What States Do Not Have an Income Tax?

While most states add their own income tax onto the federal income tax, a few do not. As of 2009, seven states -- Alaska, Nevada, South Dakota, Washington, Texas, Wyoming, and Florida -- do not charge an income tax. Two other states, New Hampshire and Tennessee, tax only dividend and interest income. Each state's officials have the right to implement an income tax at their own discretion. Some states charge income tax on businesses but not individuals, or vice versa. The amount of income tax charged varies from state to state.

  1. Income Tax

    • A personal income tax is a tax that is levied on the income an individual makes. Individuals pay into personal income tax after each pay period, and at the end of the year they file their personal income tax. This is to determine if they have paid enough into their personal income tax or if they have overpaid. Those who have paid less will be given a bill to pay the remainder of the tax owed. Those who have paid more than they needed to pay will receive an income tax refund.

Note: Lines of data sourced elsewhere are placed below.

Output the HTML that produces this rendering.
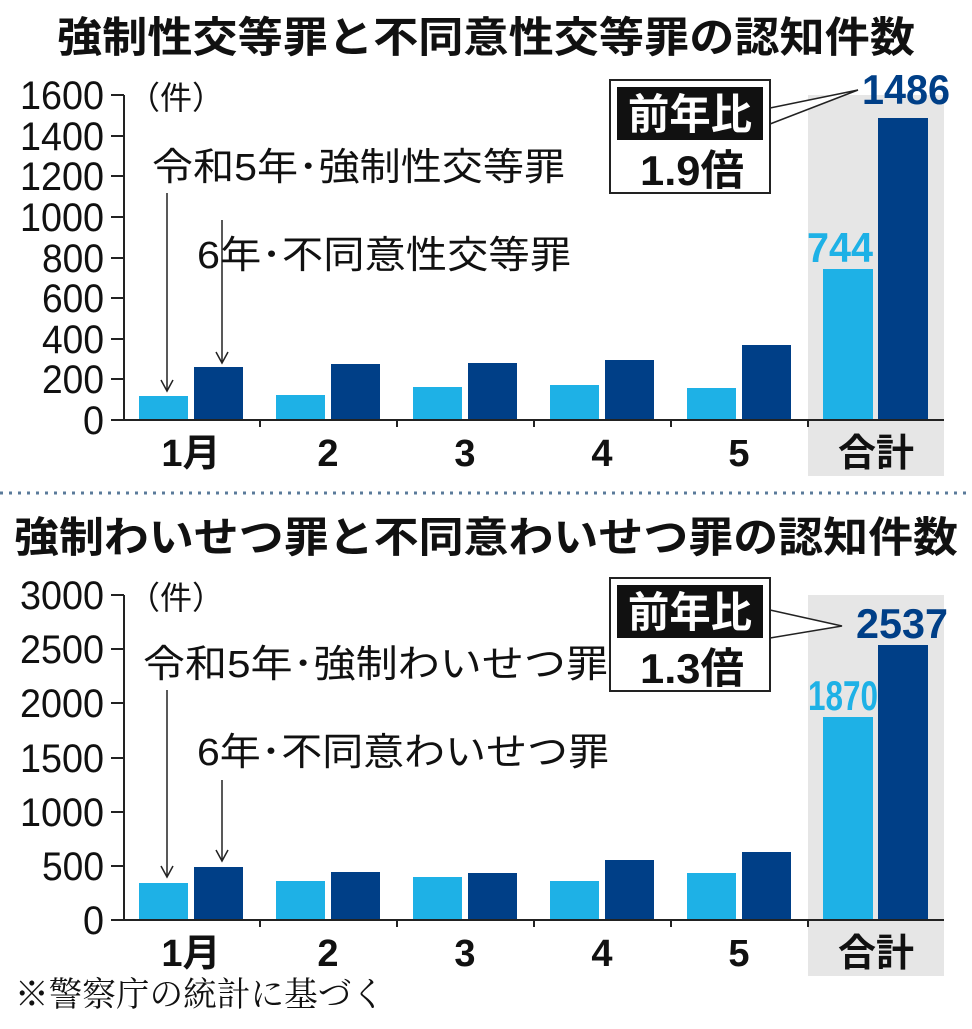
<!DOCTYPE html>
<html><head><meta charset="utf-8"><style>
body{margin:0;background:#fff}
svg text{font-family:"Liberation Sans","Noto Sans CJK JP",sans-serif}
</style></head><body>
<svg width="972" height="1024" viewBox="0 0 972 1024" xmlns="http://www.w3.org/2000/svg">
<!-- Chart 1 -->
<text x="57" y="52" textLength="858" lengthAdjust="spacingAndGlyphs" font-size="42" font-weight="bold" fill="#111">強制性交等罪と不同意性交等罪の認知件数</text>
<rect x="808" y="95" width="136" height="381" fill="#e6e6e6"/>
<g fill="#1eb1e6">
<rect x="139" y="396" width="49" height="24"/><rect x="276" y="395" width="49" height="25"/><rect x="413" y="387" width="49" height="33"/><rect x="550" y="385" width="49" height="35"/><rect x="687" y="388" width="49" height="32"/><rect x="823" y="269" width="50" height="151"/>
</g>
<g fill="#003f87">
<rect x="194" y="367" width="49" height="53"/><rect x="331" y="364" width="49" height="56"/><rect x="468" y="363" width="49" height="57"/><rect x="605" y="360" width="49" height="60"/><rect x="742" y="345" width="49" height="75"/><rect x="878" y="118" width="50" height="302"/>
</g>
<g stroke="#222" stroke-width="2" fill="none">
<path d="M124 95V420H944"/>
<path d="M111 95h13M111 136h13M111 176h13M111 217h13M111 258h13M111 298h13M111 339h13M111 379h13M111 420h13"/>
<path d="M260 420v7M397 420v7M534 420v7M671 420v7M808 420v7"/>
<path d="M167 193V390M222 220V362" stroke-width="1.5"/>
<path d="M161 380l6 11 6-11M216 352l6 11 6-11" stroke-width="1.5"/>
</g>
<g font-size="40" fill="#111">
<text x="20" y="109" textLength="84" lengthAdjust="spacingAndGlyphs">1600</text><text x="20" y="150" textLength="84" lengthAdjust="spacingAndGlyphs">1400</text><text x="20" y="190" textLength="84" lengthAdjust="spacingAndGlyphs">1200</text><text x="20" y="231" textLength="84" lengthAdjust="spacingAndGlyphs">1000</text><text x="42" y="272" textLength="62" lengthAdjust="spacingAndGlyphs">800</text><text x="42" y="312" textLength="62" lengthAdjust="spacingAndGlyphs">600</text><text x="42" y="353" textLength="62" lengthAdjust="spacingAndGlyphs">400</text><text x="42" y="393" textLength="62" lengthAdjust="spacingAndGlyphs">200</text><text x="83" y="434" textLength="21" lengthAdjust="spacingAndGlyphs">0</text>
</g>
<text x="128" y="109" font-size="32" fill="#111">（件）</text>
<text x="152" y="180" textLength="413" lengthAdjust="spacingAndGlyphs" font-size="38" fill="#111">令和5年･強制性交等罪</text>
<text x="197" y="268" textLength="374" lengthAdjust="spacingAndGlyphs" font-size="38" fill="#111">6年･不同意性交等罪</text>
<g font-size="38" font-weight="bold" fill="#111" text-anchor="middle">
<text x="191" y="466">1月</text><text x="328" y="466">2</text><text x="465" y="466">3</text><text x="602" y="466">4</text><text x="739" y="466">5</text><text x="876" y="466">合計</text>
</g>
<text x="807" y="262" textLength="66" lengthAdjust="spacingAndGlyphs" font-size="42" font-weight="bold" fill="#1eb1e6">744</text>
<text x="862" y="104" textLength="88" lengthAdjust="spacingAndGlyphs" font-size="42" font-weight="bold" fill="#003f87">1486</text>
<path d="M770 108L858 90L770 124" fill="#fff" stroke="#222" stroke-width="1.5"/>
<rect x="610" y="80" width="160" height="113" fill="#fff" stroke="#222" stroke-width="2"/>
<rect x="617" y="87" width="146" height="53" fill="#111"/>
<text x="628" y="129" textLength="124" lengthAdjust="spacingAndGlyphs" font-size="42" font-weight="bold" fill="#fff">前年比</text>
<text x="640" y="185" textLength="104" lengthAdjust="spacingAndGlyphs" font-size="42" font-weight="bold" fill="#111">1.9倍</text>

<path d="M0 493H972" stroke="#5a7a9a" stroke-width="3" stroke-dasharray="3 6"/>

<!-- Chart 2 -->
<text x="14" y="552" textLength="944" lengthAdjust="spacingAndGlyphs" font-size="42" font-weight="bold" fill="#111">強制わいせつ罪と不同意わいせつ罪の認知件数</text>
<rect x="808" y="595" width="136" height="381" fill="#e6e6e6"/>
<g fill="#1eb1e6">
<rect x="139" y="883" width="49" height="37"/><rect x="276" y="881" width="49" height="39"/><rect x="413" y="877" width="49" height="43"/><rect x="550" y="881" width="49" height="39"/><rect x="687" y="873" width="49" height="47"/><rect x="823" y="717" width="50" height="203"/>
</g>
<g fill="#003f87">
<rect x="194" y="867" width="49" height="53"/><rect x="331" y="872" width="49" height="48"/><rect x="468" y="873" width="49" height="47"/><rect x="605" y="860" width="49" height="60"/><rect x="742" y="852" width="49" height="68"/><rect x="878" y="645" width="50" height="275"/>
</g>
<g stroke="#222" stroke-width="2" fill="none">
<path d="M124 595V920H944"/>
<path d="M111 595h13M111 649h13M111 703h13M111 758h13M111 812h13M111 866h13M111 920h13"/>
<path d="M260 920v7M397 920v7M534 920v7M671 920v7M808 920v7"/>
<path d="M167 690V876M222 780V860" stroke-width="1.5"/>
<path d="M161 866l6 11 6-11M216 850l6 11 6-11" stroke-width="1.5"/>
</g>
<g font-size="40" fill="#111">
<text x="20" y="609" textLength="84" lengthAdjust="spacingAndGlyphs">3000</text><text x="20" y="663" textLength="84" lengthAdjust="spacingAndGlyphs">2500</text><text x="20" y="717" textLength="84" lengthAdjust="spacingAndGlyphs">2000</text><text x="20" y="772" textLength="84" lengthAdjust="spacingAndGlyphs">1500</text><text x="20" y="826" textLength="84" lengthAdjust="spacingAndGlyphs">1000</text><text x="42" y="880" textLength="62" lengthAdjust="spacingAndGlyphs">500</text><text x="83" y="934" textLength="21" lengthAdjust="spacingAndGlyphs">0</text>
</g>
<text x="128" y="609" font-size="32" fill="#111">（件）</text>
<text x="143" y="677" textLength="465" lengthAdjust="spacingAndGlyphs" font-size="38" fill="#111">令和5年･強制わいせつ罪</text>
<text x="197" y="765" textLength="412" lengthAdjust="spacingAndGlyphs" font-size="38" fill="#111">6年･不同意わいせつ罪</text>
<g font-size="38" font-weight="bold" fill="#111" text-anchor="middle">
<text x="191" y="966">1月</text><text x="328" y="966">2</text><text x="465" y="966">3</text><text x="602" y="966">4</text><text x="739" y="966">5</text><text x="876" y="966">合計</text>
</g>
<text x="808" y="710" textLength="70" lengthAdjust="spacingAndGlyphs" font-size="42" font-weight="bold" fill="#1eb1e6">1870</text>
<text x="856" y="638" textLength="92" lengthAdjust="spacingAndGlyphs" font-size="42" font-weight="bold" fill="#003f87">2537</text>
<path d="M770 610L842 626L770 638" fill="#fff" stroke="#222" stroke-width="1.5"/>
<rect x="610" y="578" width="160" height="113" fill="#fff" stroke="#222" stroke-width="2"/>
<rect x="617" y="585" width="146" height="53" fill="#111"/>
<text x="628" y="627" textLength="124" lengthAdjust="spacingAndGlyphs" font-size="42" font-weight="bold" fill="#fff">前年比</text>
<text x="640" y="683" textLength="104" lengthAdjust="spacingAndGlyphs" font-size="42" font-weight="bold" fill="#111">1.3倍</text>

<text x="15" y="1006" textLength="370" lengthAdjust="spacingAndGlyphs" font-size="34" fill="#111" style="font-family:'Liberation Serif','Noto Serif CJK SC',serif">※警察庁の統計に基づく</text>
</svg>
</body></html>
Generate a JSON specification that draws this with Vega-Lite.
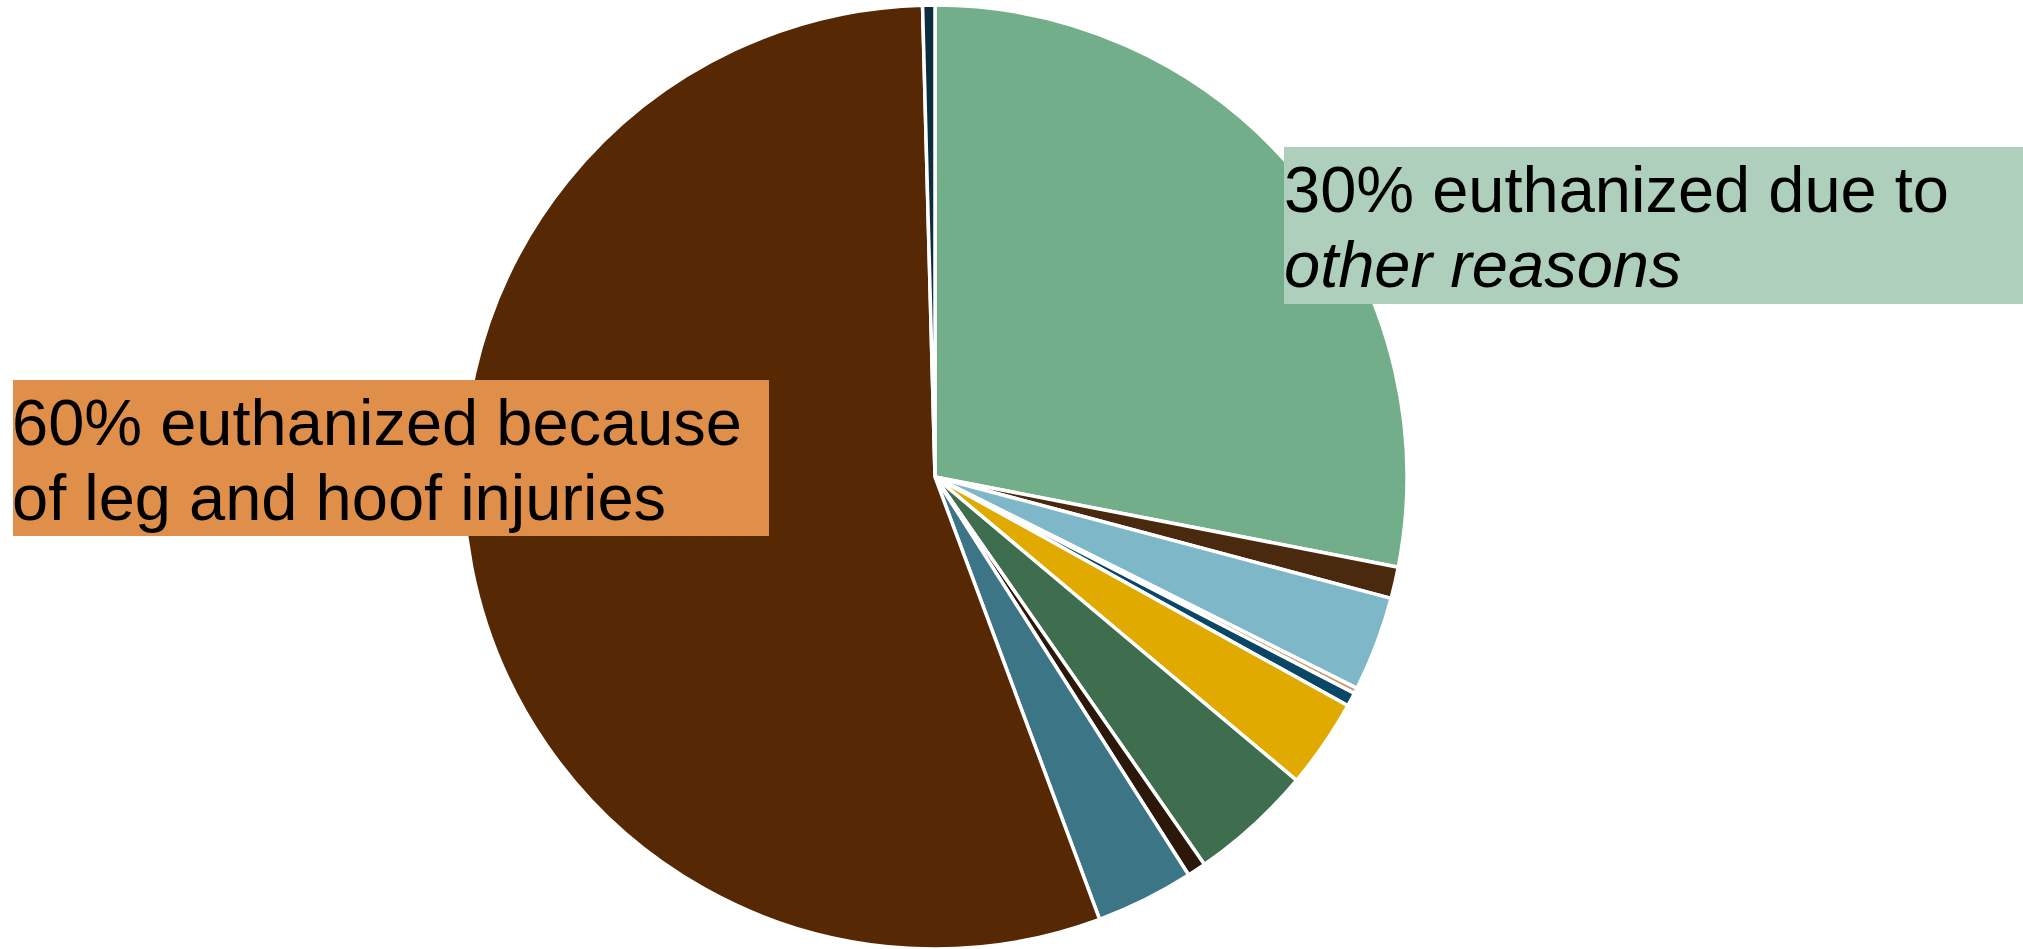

    Is Not Paying Income Tax A Benefit?

    • Most people feel that not paying a personal income tax saves them a lot of money. However, this is not always the case. In states that do not charge an income tax, the corporate tax can be high, as well as the sales tax that all individuals pay. The property tax can also be high.

    Alaska

    • Alaska is one of the seven states that do not charge an income tax. The state relies primarily on petroleum revenue, which more than makes up for what it does not collect in income tax. In addition, the state does not collect a sales tax.

    Washington

    • Washington does not charge a personal income tax or a corporate business tax. The state does, however, charge a business and occupation tax for all firms doing business in Washington. Businesses may also have to pay a public utility tax.

    Wyoming

    • Wyoming is another of the seven states that does not charge a personal income tax on individual citizens. In addition to not imposing an income tax, the state does not tax any retirement benefits of an individual, even if the person is coming from another state.

    Florida

    • Florida does not charge a personal income tax. Instead, the state imposes a sales tax and an intangible tax. Much of the intangible tax was discontinued in 2007, but it still exists for leases of government-owned property and on notes secured by a mortgage on Florida real property. Businesses also help fund the state budget, because Florida charges a corporate tax.